Mitten in Kottgeisering:Forever Bürgermeisterin

Es handelt sich nicht um eine Zeitschleife, sondern nur ums Internet. Aber dort ist Sandra Meissner immer noch Rathauschefin von Kottgeisering

Kolumne von Stefan Salger

Ein Traum der Menschheit wird immer wieder geträumt, mag er sich auch nie erfüllen. "Forever young" sang die deutsche Band Alphaville 1984, auch wenn Freddie Mercury von Queen erste Zweifel kamen: "Who wants to live forever?" Fakt ist: Sieht man von Pippi Langstrumpf ab, werden aus kleinen Quälgeistern betagte Senioren, die gerne in der guten alten Zeit schwelgen. Sie erkennen aber mehrheitlich, dass das Leben kein großes Wünsch-dir-was ist und dass man in den glücklichsten Momenten nicht einfach die Uhr anhalten kann, um das ewig auszukosten. Rein theoretisch könnte man ja ziemlich flexibel in Zeit und Raum reisen - sofern man schneller wäre als das Licht. Grau erinnert man sich an den Physikunterricht. Weil man Albert Einsteins Schlussfolgerungen geistig nie vollends durchdrungen hat, ist man gottfroh, dass damals während einer Klausur niemand die Uhr angehalten und einen in einer endlosen Zeitschleife gefangen hat.

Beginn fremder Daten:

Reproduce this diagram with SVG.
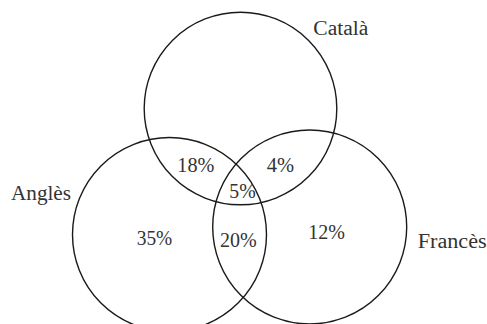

In der modernen Welt gibt es einfachere Möglichkeiten, den Zwängen der Zeit zu entkommen - quasi per Federstrich. Statt in eine ultraschnelle Rakete mit Warp-Antrieb zu steigen, surfen wir zum allwissenden Online-Lexikon Wikipedia, das dafür bekannt ist, die letzten Winkel dieser Welt auszuleuchten. Im Lichtstrahl taucht das kleine Kottgeisering auf. Wir lesen, dass Funde auf eine Besiedelung bereits in der späten Hallstattzeit schließen lassen. Erstmals urkundlich erwähnt wurde der Ort 829 als "Kysalheringas". Als Bürgermeisterin wird Sandra Meissner genannt. Wörtlich heißt es etwas weiter unten: "An der Gemeindespitze steht seit 1. Mai 2014 Sandra Meissner (Bürgervereinigung); sie wurde 2020 im Amt bestätigt."

Das freilich versteht man nun etwa ebenso gut wie Einsteins Relativitätstheorie. Hatte Meissner nicht im Mai auf eine erneute Kandidatur verzichtet? Hatte sie sich nicht - letztlich ohne Erfolg - für die Freien Wähler für das Amt der Landrätin beworben? Wer hat hier nicht nur glückliche Momente aus der guten alten Zeit konserviert, sondern auch noch Pippi Langstrumpf nachgeeifert ("Ich mach' mir die Welt, widdewidde wie sie mir gefällt")? Die Spur führt zum Wikipedia-Autor der "Version vom 29. Mai 2020, 19.29 Uhr" und damit zum Heimatkundler Adalbert R. aus dem Landkreis Donau-Ries. Gewiss ist ihm mit der Wiederwahl Meissners lediglich ein misslicher Lapsus unterlaufen. Vielleicht war unbewusst der Wunsch Vater des Gedanken - auch R. gehört den Freien Wählern an.